Dorm Food - How to Mail a Biscuit
I ate dorm food for the duration of my matriculation. While enjoying three squares a day at ISU, I had a lot of adventures with food. One day, I had the gall to return a cold, congealed Steak-Um sandwich to the food service lady. I explained that my Steak-Um
was ice cold. She gave me a frosty stare and plunged a thermometer into the bowels of the sandwich. She took a glance at the thermometer reading and righteously proclaimed: "This sandwich isn't ice cold; it's room temperature." And then she proceeded to hand me back my gray, room temperature Steak-Um. It was a long, pathetic walk back to the dining table.
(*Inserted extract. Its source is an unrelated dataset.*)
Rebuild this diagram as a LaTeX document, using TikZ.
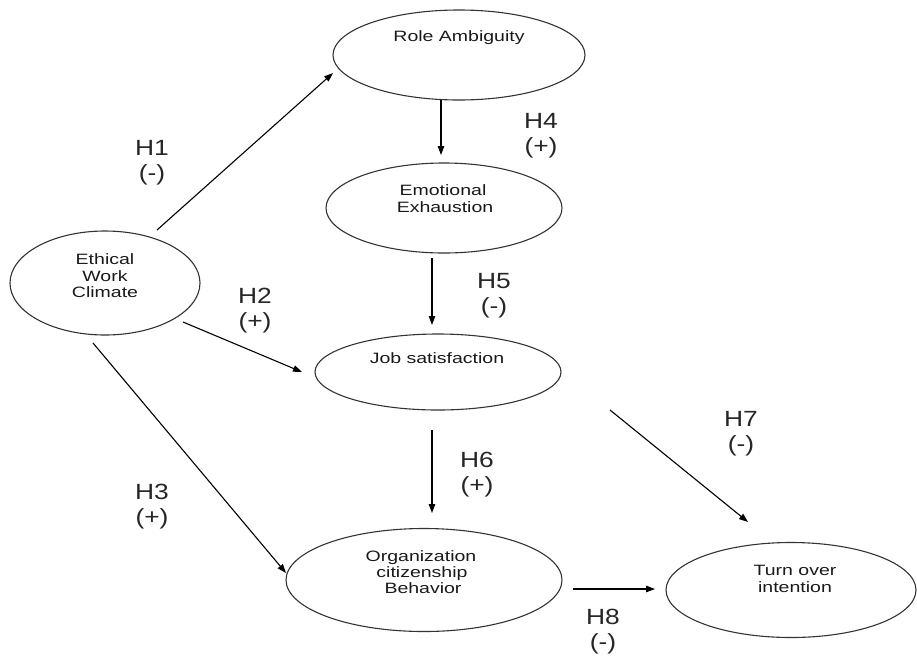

But that's not the only dorm food memory that this 1908 Old Poodle restaurant menu brought to mind. In fact, I had many worthwhile culinary adventures while surviving on dorm food for those glorious college years. On another occasion, I was served a stale biscuit that was so hard and rigid that I was able to hollow out the inside and inserted a note like a message in a bottle. I then mailed the biscuit-gram to a friend who lived 120 miles away. I took great care to properly address the top of the biscuit, and I affixed more than adequate postage. My friend reported receiving the tensile-strength biscuit--no worse for wear--a week or so later. My dorm biscuit, something produced ostensibly for human consumption, had survived a journey through the USPS.
[Note: I do not recommend or endorse using baked goods--no matter how crudely they were produced--as parcels to be sent through the U.S. Mail.]